Boosting a post on Facebook

Posted on 22 Sep 2016
Reader Question:

Dear Digital Doctor, I keep getting suggestions to boost a post on Facebook – how is this different to a paid ad? I’m confused.

Doctor Digital Says:

Ah, Facebook, a social media channel that exists to keep us on our toes by constantly moving, reinventing and changing its own algorithmic goalposts. This principally means that you need to keep your eye on Facebook for business policies to understand the impact on who sees your updates. The boost post vs promoted post or paid ad question sits here, as the change to how Facebook shows your post has meant that boosting a post is used to reach those people who used to see it organically.

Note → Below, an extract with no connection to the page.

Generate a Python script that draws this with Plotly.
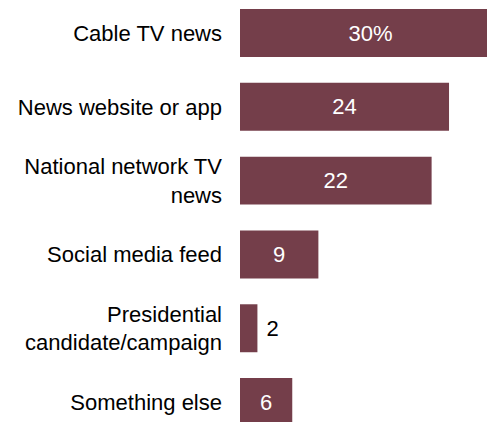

Boosting a post can be a great way to get more eyes on your business, and in a way which feels natural and less like a promotion or advertisement. You need to be judicious about what you boost, and approach it strategically as you would any investment in marketing. Some handy tips in what to boost include only promoting your own content. Even if you’re sharing a good tip from another website, don’t boost it if it links to someone else. Why pay to send traffic to someone else’s site? While you should definitely share info and posts from other businesses – especially ones that are going to be similarly helping yours out, use the boost for standout content you want to direct to a select demographic.

Make sure there is purpose behind your boost. What are you trying to do and is there a clear call to action in the post and a link to somewhere that action can be taken. Consider using boosted posts to promote content that gets your fans on your email list. If you’re offering something for free with an opt-in, definitely promote that content so you can transfer as many fans to your email list as possible. This includes giveaways, free webinars, free ebooks and any other type of freebie.

However - remember the 20% text rule on photos. If your post has a link in it and the link pulls in a photo that has too much text, you won’t be able to boost or promote it. Use Facebook’s Grid Tool to determine if the image has too much text.  

Boosting a post is super simple. In the corner of your post, there is a little button called ‘Boost Post.’ When you click Boost Post, you have the option to choose either pushing the post to “People who like your page and their friends” or “People you choose through targeting.” This basically means you can boost through your existing fan base, or you can choose a wider demographic. When you choose a targeted boosted post, it’s typically to drive traffic to your website (where you have a strong call to action or purpose). Even though you’re sending people away from Facebook, you’ll still pay for the engagement on the post (likes, comments, etc).

The demographic choices are the same as you would use with Facebook advertising, and here is where you will also be able to set your budget. You can choose to boost for a day, or however long your post is relevant. Boosted posts probably work best over a short period of time, in the same way the original post would have had currency. This is where a promoted or paid advertisement is better over a longer period, and the boost used for a short and sharp er boost. The boosted post appears in your Facebook Ad Manager area along with your other paid ads and you can map the demographics and tweak accordingly. The main decision to make over whether you boost or promote is what are you trying to achieve – tailor the marketing to fit the purpose which in general terms should weight more heavily toward paid advertising, with the boost as a supplement.